**Instructions to follow:**
Can you find the lines of the listing that include "page" and copy every one?
start Source data
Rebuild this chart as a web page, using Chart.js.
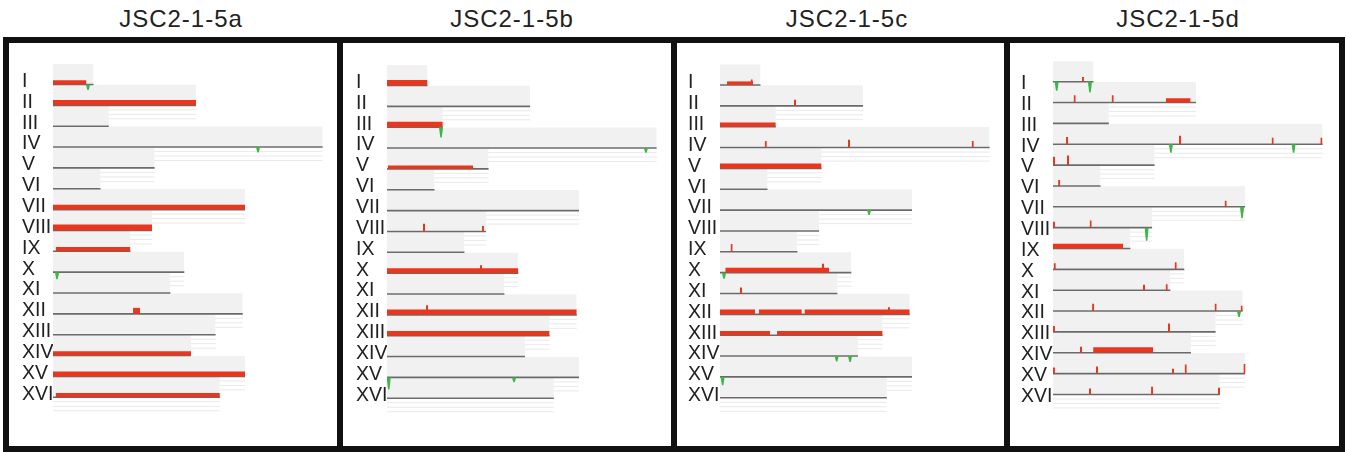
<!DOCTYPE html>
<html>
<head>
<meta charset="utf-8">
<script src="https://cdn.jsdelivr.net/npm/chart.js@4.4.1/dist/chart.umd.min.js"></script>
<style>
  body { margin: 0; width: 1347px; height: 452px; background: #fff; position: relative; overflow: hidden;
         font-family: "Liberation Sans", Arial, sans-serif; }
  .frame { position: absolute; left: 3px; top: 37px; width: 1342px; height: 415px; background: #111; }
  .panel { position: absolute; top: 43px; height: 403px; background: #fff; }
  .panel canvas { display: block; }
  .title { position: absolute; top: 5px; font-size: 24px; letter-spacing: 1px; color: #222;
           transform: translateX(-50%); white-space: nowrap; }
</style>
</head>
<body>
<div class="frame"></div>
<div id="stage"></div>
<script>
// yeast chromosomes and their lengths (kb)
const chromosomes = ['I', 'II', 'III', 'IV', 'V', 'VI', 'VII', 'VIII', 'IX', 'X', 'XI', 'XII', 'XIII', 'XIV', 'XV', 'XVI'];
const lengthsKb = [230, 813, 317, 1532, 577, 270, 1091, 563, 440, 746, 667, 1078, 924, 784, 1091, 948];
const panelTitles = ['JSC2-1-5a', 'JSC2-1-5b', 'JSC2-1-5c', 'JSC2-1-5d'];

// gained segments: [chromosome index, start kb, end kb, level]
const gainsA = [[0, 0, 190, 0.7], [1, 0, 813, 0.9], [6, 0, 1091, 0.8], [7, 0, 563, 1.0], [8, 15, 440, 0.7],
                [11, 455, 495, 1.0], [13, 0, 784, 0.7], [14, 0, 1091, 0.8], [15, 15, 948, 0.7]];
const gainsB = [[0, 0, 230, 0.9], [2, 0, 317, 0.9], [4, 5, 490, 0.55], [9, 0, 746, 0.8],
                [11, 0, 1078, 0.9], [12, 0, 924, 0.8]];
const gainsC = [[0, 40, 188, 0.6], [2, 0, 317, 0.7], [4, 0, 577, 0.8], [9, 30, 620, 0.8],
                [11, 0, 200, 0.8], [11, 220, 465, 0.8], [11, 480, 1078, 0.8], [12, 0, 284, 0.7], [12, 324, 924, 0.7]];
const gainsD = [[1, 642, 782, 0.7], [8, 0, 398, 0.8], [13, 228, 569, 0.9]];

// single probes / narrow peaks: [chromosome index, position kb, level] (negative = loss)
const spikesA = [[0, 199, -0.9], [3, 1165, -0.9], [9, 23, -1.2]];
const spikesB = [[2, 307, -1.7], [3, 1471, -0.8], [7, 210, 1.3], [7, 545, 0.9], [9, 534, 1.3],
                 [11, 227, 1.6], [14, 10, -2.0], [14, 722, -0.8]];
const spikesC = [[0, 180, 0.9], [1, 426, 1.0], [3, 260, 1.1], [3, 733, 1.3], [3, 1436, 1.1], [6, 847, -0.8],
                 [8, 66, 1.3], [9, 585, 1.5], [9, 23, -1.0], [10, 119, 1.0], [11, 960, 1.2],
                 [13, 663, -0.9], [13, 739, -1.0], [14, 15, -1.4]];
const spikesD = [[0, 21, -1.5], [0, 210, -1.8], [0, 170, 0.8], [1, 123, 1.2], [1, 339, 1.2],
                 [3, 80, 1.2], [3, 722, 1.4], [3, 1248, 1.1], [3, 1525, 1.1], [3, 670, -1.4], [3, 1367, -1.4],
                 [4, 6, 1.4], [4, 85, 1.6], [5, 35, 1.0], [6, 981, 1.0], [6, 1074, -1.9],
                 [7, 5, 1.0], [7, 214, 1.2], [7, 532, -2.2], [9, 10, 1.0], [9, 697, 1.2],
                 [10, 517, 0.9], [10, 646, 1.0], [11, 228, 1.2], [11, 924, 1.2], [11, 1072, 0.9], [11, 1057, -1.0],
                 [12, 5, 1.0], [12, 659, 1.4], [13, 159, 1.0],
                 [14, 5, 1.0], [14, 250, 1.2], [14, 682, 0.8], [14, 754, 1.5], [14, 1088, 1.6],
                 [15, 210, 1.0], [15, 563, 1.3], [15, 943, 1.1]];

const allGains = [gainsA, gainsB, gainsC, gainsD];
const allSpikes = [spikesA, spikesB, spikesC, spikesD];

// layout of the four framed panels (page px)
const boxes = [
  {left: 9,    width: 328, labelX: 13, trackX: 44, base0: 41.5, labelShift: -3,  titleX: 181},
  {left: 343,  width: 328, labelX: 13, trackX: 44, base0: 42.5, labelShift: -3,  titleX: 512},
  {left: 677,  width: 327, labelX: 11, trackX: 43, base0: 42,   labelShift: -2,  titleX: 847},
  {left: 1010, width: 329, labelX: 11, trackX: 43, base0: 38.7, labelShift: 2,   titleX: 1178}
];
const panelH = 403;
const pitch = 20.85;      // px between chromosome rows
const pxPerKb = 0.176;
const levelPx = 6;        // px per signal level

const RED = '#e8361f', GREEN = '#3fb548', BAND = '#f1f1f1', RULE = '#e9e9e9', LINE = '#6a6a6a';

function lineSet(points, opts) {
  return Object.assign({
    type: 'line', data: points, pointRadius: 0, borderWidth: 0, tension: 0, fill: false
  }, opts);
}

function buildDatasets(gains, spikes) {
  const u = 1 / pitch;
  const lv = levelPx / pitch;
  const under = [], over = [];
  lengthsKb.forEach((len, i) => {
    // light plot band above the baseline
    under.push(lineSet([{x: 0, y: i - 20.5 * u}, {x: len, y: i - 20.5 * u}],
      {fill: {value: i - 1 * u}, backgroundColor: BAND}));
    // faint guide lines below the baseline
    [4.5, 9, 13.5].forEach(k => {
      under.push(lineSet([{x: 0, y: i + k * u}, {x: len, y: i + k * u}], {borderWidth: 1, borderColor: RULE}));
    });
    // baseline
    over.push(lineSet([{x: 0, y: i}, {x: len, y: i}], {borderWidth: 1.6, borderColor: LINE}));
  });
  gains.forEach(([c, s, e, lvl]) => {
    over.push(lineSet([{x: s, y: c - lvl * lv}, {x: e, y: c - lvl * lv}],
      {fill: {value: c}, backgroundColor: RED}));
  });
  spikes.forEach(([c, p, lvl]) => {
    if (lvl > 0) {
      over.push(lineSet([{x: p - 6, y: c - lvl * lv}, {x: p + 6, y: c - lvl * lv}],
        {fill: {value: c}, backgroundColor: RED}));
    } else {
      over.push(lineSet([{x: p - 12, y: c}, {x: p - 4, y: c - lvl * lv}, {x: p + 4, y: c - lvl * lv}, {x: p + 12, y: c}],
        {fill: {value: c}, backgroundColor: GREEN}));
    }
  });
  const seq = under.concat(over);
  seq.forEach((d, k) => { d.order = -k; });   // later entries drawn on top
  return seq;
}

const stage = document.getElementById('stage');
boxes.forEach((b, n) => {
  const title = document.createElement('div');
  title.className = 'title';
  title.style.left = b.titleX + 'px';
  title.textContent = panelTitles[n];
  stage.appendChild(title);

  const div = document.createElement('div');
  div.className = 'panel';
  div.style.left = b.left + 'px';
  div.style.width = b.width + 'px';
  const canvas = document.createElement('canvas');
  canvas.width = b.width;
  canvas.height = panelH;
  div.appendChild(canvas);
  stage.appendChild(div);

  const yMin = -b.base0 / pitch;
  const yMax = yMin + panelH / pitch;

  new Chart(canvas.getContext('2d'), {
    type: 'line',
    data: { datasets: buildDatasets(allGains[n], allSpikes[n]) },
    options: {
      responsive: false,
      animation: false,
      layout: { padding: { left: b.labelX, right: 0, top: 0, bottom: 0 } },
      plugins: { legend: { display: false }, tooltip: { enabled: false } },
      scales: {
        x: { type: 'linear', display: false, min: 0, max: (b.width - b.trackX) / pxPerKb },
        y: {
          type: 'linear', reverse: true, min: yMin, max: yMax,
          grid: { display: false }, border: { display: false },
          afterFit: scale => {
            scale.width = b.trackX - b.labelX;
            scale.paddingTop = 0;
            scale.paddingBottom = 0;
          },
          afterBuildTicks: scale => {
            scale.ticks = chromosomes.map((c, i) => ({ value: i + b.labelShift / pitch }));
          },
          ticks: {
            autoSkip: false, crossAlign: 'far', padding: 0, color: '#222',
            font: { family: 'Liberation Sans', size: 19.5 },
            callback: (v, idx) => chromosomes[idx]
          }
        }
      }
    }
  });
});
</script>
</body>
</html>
end Source data
**Output:**
Rebuild this chart as a web page, using Chart.js.
// layout of the four framed panels (page px)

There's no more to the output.